Byrne is likely to begin Saturday’s match away to Italy after captain Johnny Sexton missed training on Tuesday due to a groin issue suffered in the round-two win over France.
All but two of his 16 Test caps to date have been won as a replacement and he spent 20 months in the international wilderness before an 11th-hour call-up led to him kicking the winning penalty in his country’s November victory over Australia.
“Over the last few years I’ve probably played most of my rugby under Ross at 10,” said Sheehan, who has declared himself fit for the visit to Rome after a hamstring problem ruled him out against Les Bleus on February 11.
“I think probably the media were harsh on him over the last few years because what I saw inside the doors of Leinster and Ireland was someone who is calm and can make plays happen.
“Everyone I think is really comfortable with him on both teams.
“I think he has everything in the locker. His game control and his ability to see space and managing the pack around him – I think most good 10s have it and Ross definitely has it.
“I’ve always found it comfortable playing with Ross. I was glad to see him coming back into the squad.”
Byrne has dislodged Joey Carbery as primary understudy to Sexton since the autumn, with Munster’s Jack Crowley elevated to third choice.
Carbery was overlooked by head coach Andy Farrell at the start of the championship but joined the squad this week as extra back-up due to the doubt surrounding veteran Sexton.
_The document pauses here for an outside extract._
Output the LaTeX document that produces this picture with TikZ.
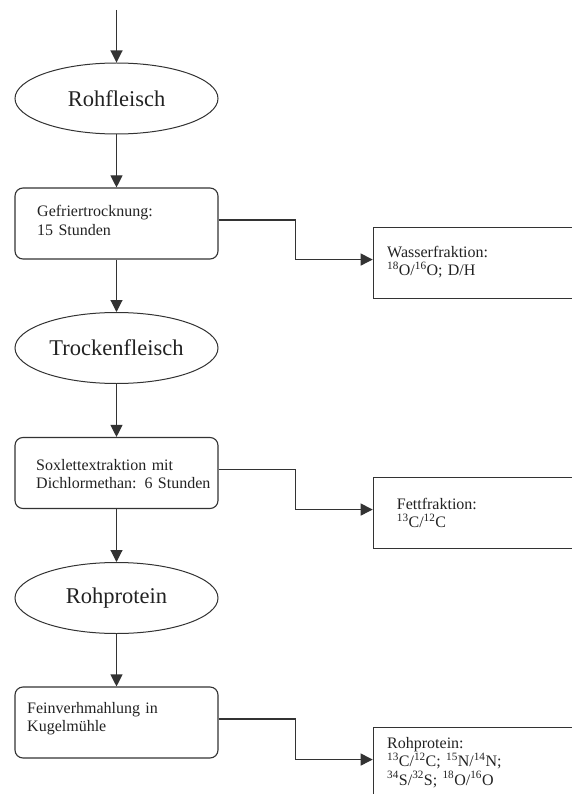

“Before I got the call in November, there were definitely times I thought I’d never get back in,” said the 27-year-old, who came off in the bench against Wales and France earlier this month.
“You just have to be patient, which isn’t always easy. And hopefully when you do get an opportunity you just have to make the most of it.
“When you’re not in the squad, you see the squad doing so well and you want to be a part of it.
“Everyone wants to be part of a winning team, so it definitely gives you a little bit of edge that you strive to get back into the team.
“I can’t control what the media says. For me, it has just been looking after my own performances.
“I’m absolutely loving being back.”
Ireland shrugged off the absence of Sheehan to put themselves in pole position for the title with a 32-19 win over Fabien Galthie’s reigning Grand Slam champions.
He is pushing to return at Stadio Olimpico, competing for the number two jersey with Ulster’s Rob Herring, who is undergoing assessment on a head knock, and fellow Leinster man Ronan Kelleher.
“My body is back to a hundred per cent, so ready to go for this weekend and an exciting challenge ahead,” said Sheehan.
“To miss a game of that standard is huge but to get back this quickly, I’m pretty happy with how I’ve dealt with it personally.”